Tracks 4-9: In 1981 Ivor Darreg compiled an "Introduction" reel containing excerpts of his microtonal music and instruments for Jonathan Glasier. The spoken intros from the copy reel have been excerpted and the original reel recordings of the compositions edited in. Ivor made most of these recordings in 1965. Track 4 is a recording of Ivor playing the megalyra in 1976. Track 5 contains a unique collaboration composition. Ivor hand-notated a copy of his 1942 "Prelude in D Major' for organ with microtonal just intonation variants of the original 12-equal notes and supervised Dave Hill, who entered the pitches of the composition into his home-built microtonal digital synthesizer in 1981. This recording was made with Ivor's specific approval and oversight, and showcases a lesser-known property of Ivor's compositions: many were designed to be heard in more than one tuning. (Examples include: Lullaby.
For A Baby Computer, suitable for 17 or 34 tone, certain Excursions in the. Enharmonic suitable for 22 or 24 tone, etc., and his Prelude Number 1 for 31-tone guitar, which Ivor performed in both 31 and 19 equal on occasion.) Tracks 5, 6, 7, 8 and 9 are 1965 recordings of Ivor performing various compositions on his unique elastic tuning organ. This organ was hand-built in.
1962-1963 and featured 60 separate vacuum-tube oscillators--1 for each note. Due to this design, the elastic tuning organ is tunable to any just or equal-tempered system. Examples of both types of tunings are recorded here.
Track 10: This 19-tone improvisation was recorded on John McBryde's DX7Il in 1991.

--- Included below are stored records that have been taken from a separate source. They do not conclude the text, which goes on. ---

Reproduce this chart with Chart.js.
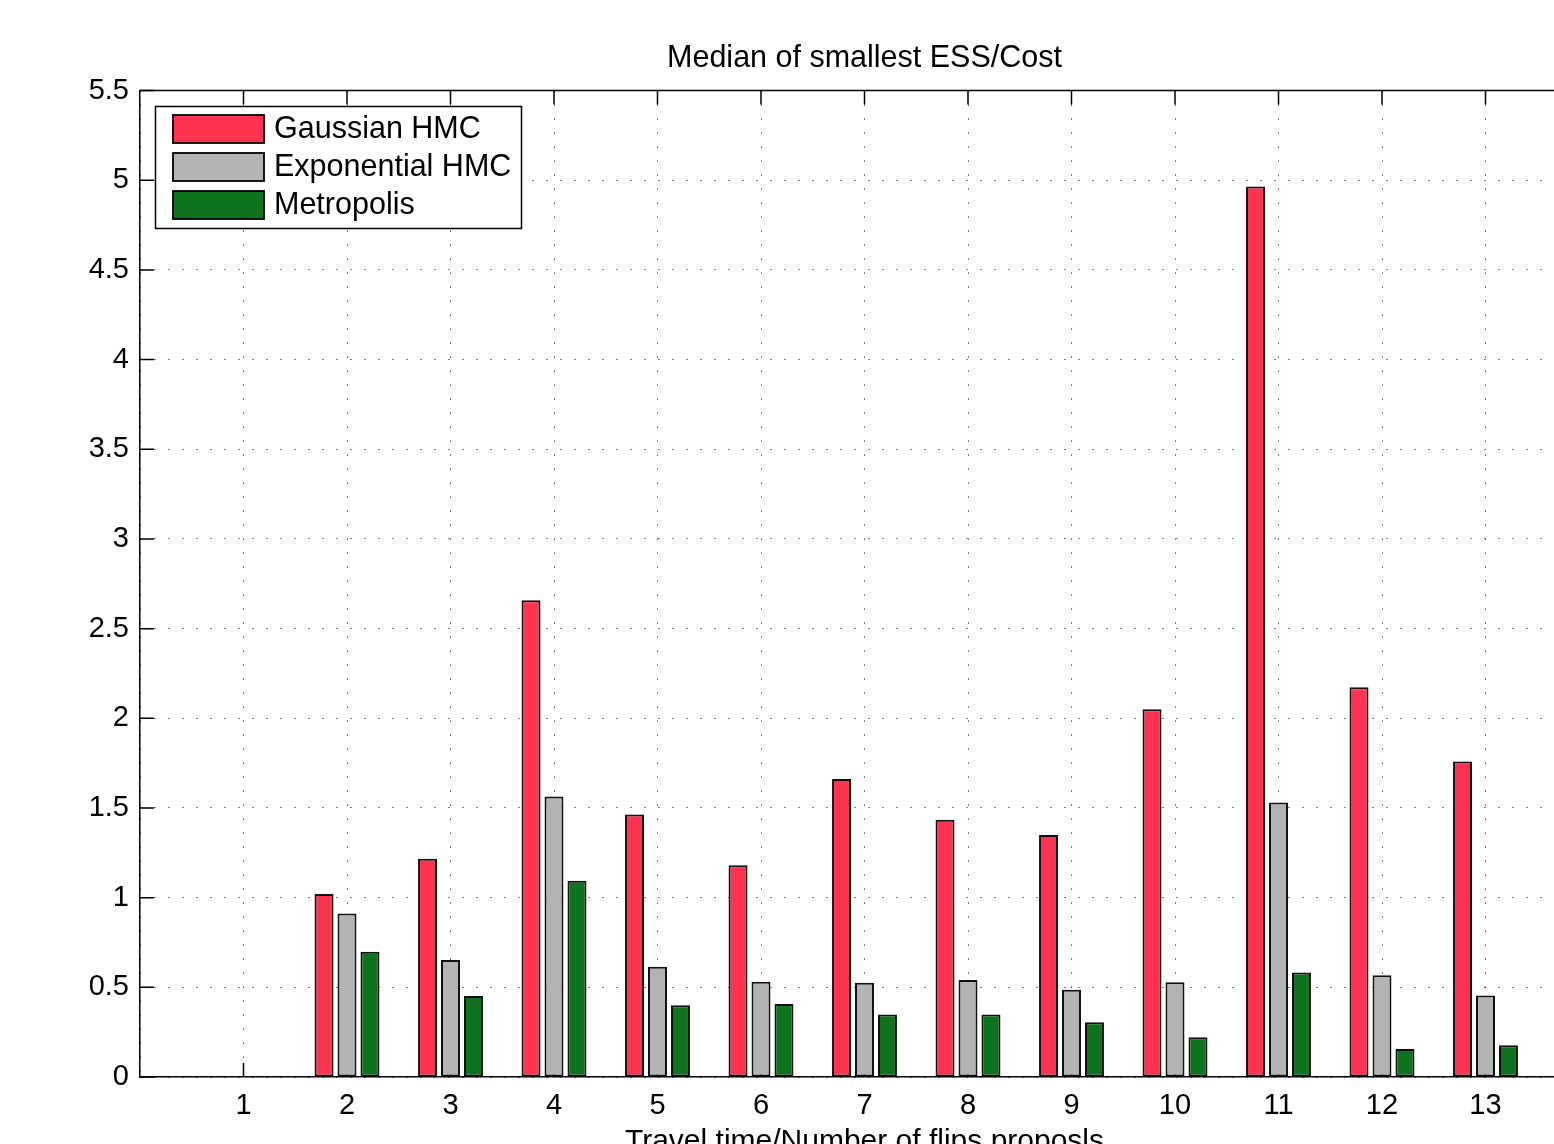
<!DOCTYPE html>
<html>
<head>
<meta charset="utf-8">
<title>Median of smallest ESS/Cost</title>
<script src="https://cdn.jsdelivr.net/npm/chart.js@4.4.1/dist/chart.umd.min.js"></script>
<style>
  html, body { margin: 0; padding: 0; background: #fff; overflow: hidden; }
  canvas { display: block; }
</style>
</head>
<body>
<canvas id="essChart" width="1650" height="1200"></canvas>
<script>
// values (bar heights)
const categories = ["1", "2", "3", "4", "5", "6", "7", "8", "9", "10", "11", "12", "13"];
const seriesNames = ["Gaussian HMC", "Exponential HMC", "Metropolis"];
const gaussianHMC = [0.003, 1.021, 1.217, 2.658, 1.464, 1.181, 1.661, 1.434, 1.349, 2.051, 4.965, 2.173, 1.759];
const exponentialHMC = [0.003, 0.912, 0.652, 1.564, 0.615, 0.531, 0.526, 0.541, 0.487, 0.529, 1.531, 0.567, 0.455];
const metropolis = [0.003, 0.698, 0.451, 1.094, 0.400, 0.407, 0.349, 0.349, 0.305, 0.221, 0.583, 0.156, 0.177];
const yTickLabels = ["0", "0.5", "1", "1.5", "2", "2.5", "3", "3.5", "4", "4.5", "5", "5.5"];

const COLORS = ["#ff3350", "#b3b3b3", "#0d731d"];
const FONT = "'Liberation Sans', Arial, Helvetica, sans-serif";
const TICK_LEN = 14;

// MATLAB axes run from 0 to 14, so pad the category list with empty ends
const axisLabels = ["", ...categories, ""];
const pad = (arr) => [null, ...arr, null];

// box on the top/right and inward tick marks, under the bars like MATLAB
const matlabFrame = {
  id: "matlabFrame",
  beforeDatasetsDraw(chart) {
    const { ctx, chartArea: a, scales: { x, y } } = chart;
    ctx.save();
    ctx.strokeStyle = "#000";
    ctx.lineWidth = 1.5;
    ctx.beginPath();
    y.ticks.forEach((t) => {
      const py = y.getPixelForValue(t.value);
      ctx.moveTo(a.left, py); ctx.lineTo(a.left + TICK_LEN, py);
      ctx.moveTo(a.right, py); ctx.lineTo(a.right - TICK_LEN, py);
    });
    categories.forEach((c, i) => {
      const px = x.getPixelForValue(i + 1);
      ctx.moveTo(px, a.bottom); ctx.lineTo(px, a.bottom - TICK_LEN);
      ctx.moveTo(px, a.top); ctx.lineTo(px, a.top + TICK_LEN);
    });
    ctx.stroke();
    ctx.restore();
  },
  afterDraw(chart) {
    const { ctx, chartArea: a } = chart;
    ctx.save();
    ctx.strokeStyle = "#000";
    ctx.lineWidth = 1.5;
    ctx.beginPath();
    ctx.moveTo(a.left, a.top); ctx.lineTo(a.right, a.top);
    ctx.moveTo(a.right, a.top); ctx.lineTo(a.right, a.bottom);
    ctx.stroke();

    // legend inside the axes, top left
    const lx = 155.5, ly = 106.5, lw = 366, lh = 122;
    ctx.fillStyle = "#fff";
    ctx.fillRect(lx, ly, lw, lh);
    ctx.strokeRect(lx, ly, lw, lh);
    ctx.font = "30.5px " + FONT;
    ctx.textBaseline = "middle";
    chart.data.datasets.forEach((ds, i) => {
      const sy = 115 + i * 38;
      ctx.fillStyle = ds.backgroundColor;
      ctx.fillRect(173, sy, 91, 28);
      ctx.lineWidth = 1.8;
      ctx.strokeRect(173, sy, 91, 28);
      ctx.fillStyle = "#000";
      ctx.fillText(ds.label, 274, sy + 15);
    });
    ctx.restore();
  },
};

new Chart(document.getElementById("essChart"), {
  type: "bar",
  data: {
    labels: axisLabels,
    datasets: [gaussianHMC, exponentialHMC, metropolis].map((vals, i) => ({
      label: seriesNames[i],
      data: pad(vals),
      backgroundColor: COLORS[i],
      borderColor: "#111",
      borderWidth: 2,
      borderSkipped: false,
      categoryPercentage: 0.666,
      barPercentage: 0.826,
    })),
  },
  options: {
    responsive: false,
    animation: false,
    layout: { padding: { left: 0, right: 61, top: 0, bottom: 0 } },
    plugins: {
      legend: { display: false },
      tooltip: { enabled: false },
      title: {
        display: true,
        fullSize: false,
        text: "Median of smallest ESS/Cost",
        color: "#000",
        font: { family: FONT, size: 30.5, weight: "normal" },
        padding: { top: 40, bottom: 14 },
      },
    },
    scales: {
      x: {
        offset: false,
        grid: { color: "#000", lineWidth: 1, drawTicks: false, offset: false },
        border: { color: "#000", width: 1.5, dash: [1, 13] },
        ticks: {
          color: "#000",
          padding: 12,
          maxRotation: 0,
          autoSkip: false,
          font: { family: FONT, size: 29 },
        },
        title: {
          display: true,
          text: "Travel time/Number of flips proposls",
          color: "#000",
          font: { family: FONT, size: 30 },
          padding: { top: 0, bottom: 40 },
        },
        afterFit(scale) { scale.height = 123; },
      },
      y: {
        min: 0,
        max: 5.5,
        grid: { color: "#000", lineWidth: 1, drawTicks: false },
        border: { color: "#000", width: 1.5, dash: [1, 13] },
        ticks: {
          stepSize: 0.5,
          color: "#000",
          padding: 11,
          font: { family: FONT, size: 29 },
          callback: (v, i) => yTickLabels[i],
        },
        afterFit(scale) { scale.width = 140; },
      },
    },
  },
  plugins: [matlabFrame],
});
</script>
</body>
</html>
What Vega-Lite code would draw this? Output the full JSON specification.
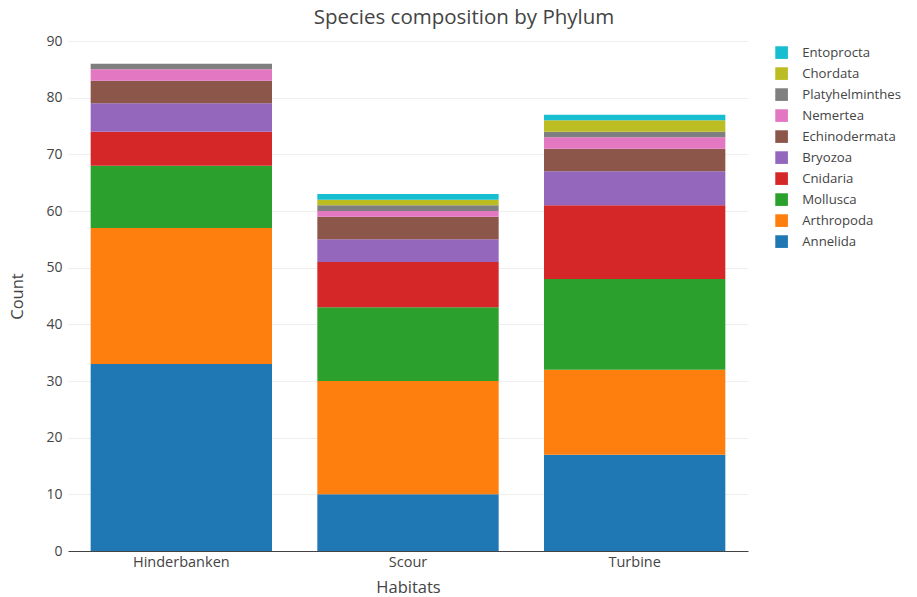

Tracks 11-12: In 1967 Edward Kneifel gave Ivor a commission to produce the stage music for the play In Limbo. Ivor created a panoply of microtonal music, most of it performed on his unique home-built instruments--the modified theremin with volume keyboard, the electric keyboard drum (telephone relay switching circuits as drum machines!), and the elastic tuning organ. Track 11 uses Ivor's unique organ, an instrument which retuned chords towards just intonation by the interaction of its 60 vacuum-tube-based blocking oscillators. Ivor built the elastic tuning organ with scrounged TV tubes and radio tubes and mounted it in a scavenged aluminum aircraft control panel...truly music "on a broken shoestring." You don't need bucks if you've got genius. This piece uses a tuning of 31 equal tones per octave. Track 12 is the Theremin part for In Limbo. Ivor built the Theremin by hand too, out of scrounged parts. Unlike most Theremins, Ivor's version features a keyboard to control volume.
Track 13: In 1970, Ivor tore apart the amplifying clavichord and removed its piano keys to re-wire all 88 individual magnetic pickups. In the process, he decided to retune the strings to the harmonic series and use it temporarily as a psaltery--thus the name "megapsalterion." Recorded 4 September 1970.
Track 14: A version of A. J. Ellis's "harmonical" tuning is here heard on Ivor's elastic tuning organ. (Each of 60 tube oscillators could be tuned individually. Ellis was the translator of Helmholtz's On the Sensations of Tone, an English musician and music theorist who lived during the late 19th century.) The prominent just 7/4 is worthy of note (all puns intended) because of its unusual smoothness compared with the conventional Western minor seventh. Ivor made this recording in 1965.
Track 15: This excerpt from Colorless Green Ideas Sleep Furiously dates from 1972. It features Ivor multitracked with himself on 22-tone refretted guitar and his Kosmolyra instrument, a small four-sided member of the megalyra family with four sets of just-tuned magnetically amplified guitar strings.